Indian IT firms battle to attract talent: survey
(AFP)29 August 2007
BANGALORE - IT professionals are choosing multinationals over local firms, a survey shows, in a blow to the multi-billion dollar Indian industry already battling to recruit fresh talent.
Almost 3,000 IT professionals in India were asked to rank their top 20 employers for the survey which is closely scrutinised by the industry, recruitment centres and job seekers.
Overseas firms with offices in India, such as giant IBM, comprised half of the top 20, while India’s third-largest information technology company, software maker Wipro, failed to make it onto the list.
The survey released this week is bad news for Indian firms competing with global rivals to hire and retain talent amid a shortage of skilled workers.
“Multinational IT employers IBM, Capgemini, Sun Microsystems and CSC have mastered the art of managing Indian employees,” said Pradeep Gupta, whose company Cybermedia was responsible for Tuesday’s survey.
India’s biggest software maker, Tata Consultancy, which has 90,000 employees, retained its spot as the best employer to work for, followed by local rival HCL Infosystems.
But number two Indian software maker Infosys slipped four places to eight.
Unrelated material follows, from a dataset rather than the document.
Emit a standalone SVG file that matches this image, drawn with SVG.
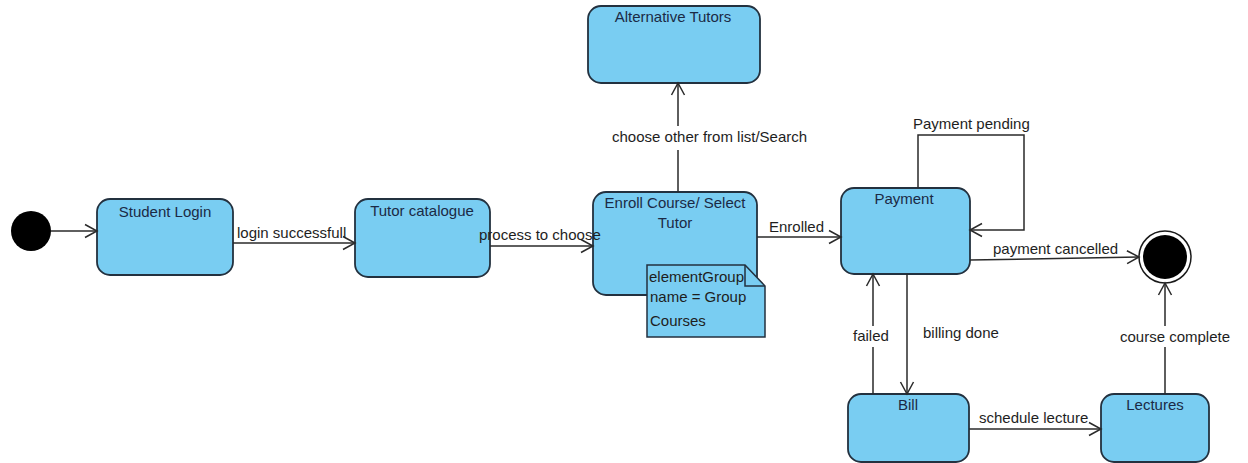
<svg xmlns="http://www.w3.org/2000/svg" width="1248" height="463" viewBox="0 0 1248 463">
<defs>
<marker id="arr" markerUnits="userSpaceOnUse" markerWidth="16" markerHeight="16" viewBox="0 0 16 16" refX="14" refY="8" orient="auto">
<path d="M2,1.5 L14,8 L2,14.5" fill="none" stroke="#2a2a2a" stroke-width="1.5"/>
</marker>
<style>
.st{fill:#79CDF2;stroke:#23313f;stroke-width:1.8}
.nt{font-family:"Liberation Sans",Arial,sans-serif;font-size:15px;fill:#1b2a45;text-anchor:middle}
.lb{font-family:"Liberation Sans",Arial,sans-serif;font-size:15px;fill:#1e1e1e}
.cn{fill:none;stroke:#2a2a2a;stroke-width:1.5}
</style>
</defs>
<rect width="1248" height="463" fill="#ffffff"/>

<g id="initial">
<circle cx="31" cy="231" r="20" fill="#000"/>
</g>

<g id="student-login">
<rect class="st" x="97" y="199" width="136" height="76" rx="13"/>
<text class="nt" x="165" y="217">Student Login</text>
</g>

<g id="tutor-catalogue">
<rect class="st" x="355" y="199" width="135" height="78" rx="13"/>
<text class="nt" x="422" y="216">Tutor catalogue</text>
</g>

<g id="enroll-course">
<rect class="st" x="593" y="192" width="164" height="103" rx="13"/>
<text class="nt" x="675" y="208">Enroll Course/ Select</text>
<text class="nt" x="675" y="228">Tutor</text>
</g>

<g id="note">
<path d="M647,265 L745,265 L765,286 L765,337 L647,337 Z" fill="#79CDF2" stroke="#23313f" stroke-width="1.5"/>
<path d="M745,265 L745,286 L765,286" fill="none" stroke="#23313f" stroke-width="1.5"/>
<text class="lb" x="649" y="282">elementGroup</text>
<text class="lb" x="650" y="302">name = Group</text>
<text class="lb" x="650" y="326">Courses</text>
</g>

<g id="alternative-tutors">
<rect class="st" x="588" y="6" width="172" height="77" rx="13"/>
<text class="nt" x="673" y="22">Alternative Tutors</text>
</g>

<g id="payment">
<rect class="st" x="841" y="188" width="129" height="86" rx="13"/>
<text class="nt" x="904" y="204">Payment</text>
</g>

<g id="bill">
<rect class="st" x="848" y="394" width="121" height="68" rx="13"/>
<text class="nt" x="908" y="410">Bill</text>
</g>

<g id="lectures">
<rect class="st" x="1101" y="394" width="108" height="68" rx="13"/>
<text class="nt" x="1155" y="410">Lectures</text>
</g>

<g id="final">
<circle cx="1165" cy="257" r="26" fill="#fff" stroke="#1a1a1a" stroke-width="1.5"/>
<circle cx="1165" cy="257" r="22" fill="#000"/>
</g>

<g id="connectors">
<path class="cn" d="M51,231 L97,231" marker-end="url(#arr)"/>
<path class="cn" d="M233,243 L355,243" marker-end="url(#arr)"/>
<path class="cn" d="M490,246 L593,246" marker-end="url(#arr)"/>
<path class="cn" d="M678,192 L678,150 M678,126 L678,83" marker-end="url(#arr)"/>
<path class="cn" d="M757,237 L841,237" marker-end="url(#arr)"/>
<path class="cn" d="M918,188 L918,135 L1024,135 L1024,230 L970,230" marker-end="url(#arr)"/>
<path class="cn" d="M970,260 L1139,257" marker-end="url(#arr)"/>
<path class="cn" d="M873,394 L873,347 M873,326 L873,274" marker-end="url(#arr)"/>
<path class="cn" d="M907,274 L907,394" marker-end="url(#arr)"/>
<path class="cn" d="M969,429 L1101,429" marker-end="url(#arr)"/>
<path class="cn" d="M1165,394 L1165,347 M1165,326 L1165,283" marker-end="url(#arr)"/>
<text class="lb" x="237" y="238">login successfull</text>
<text class="lb" x="479" y="240">process to choose</text>
<text class="lb" x="612" y="142">choose other from list/Search</text>
<text class="lb" x="769" y="232">Enrolled</text>
<text class="lb" x="913" y="129">Payment pending</text>
<text class="lb" x="993" y="254">payment cancelled</text>
<text class="lb" x="853" y="341">failed</text>
<text class="lb" x="923" y="338">billing done</text>
<text class="lb" x="979" y="423">schedule lecture</text>
<text class="lb" x="1120" y="342">course complete</text>
</g>
</svg>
And seven of the overseas firms were included on the list for the first time.
“Many India-based IT employers will need to balance aggressive recruitment with the warm and personal touch they used so effectively thus far, to retain people,” Gupta said.
Some 2,844 computer software, hardware and marketing professionals from 33 firms were questioned for the survey conducted by market-research firm IDC India for industry publication Dataquest.
Employees cited career development opportunities, work-life balance, organisational culture, job security and technology as the top factors that provided them work satisfaction. Pay ranked seventh.
“We take the feedback seriously,” said Pratik Kumar, executive vice president for human resources at Wipro, which has 72,000 workers. “We will try and understand the feedback and take appropriate actions.”
The survey comes as Infosys and Wipro, which are based in India’s software capital Bangalore, are scaling up with larger revenues and headcounts.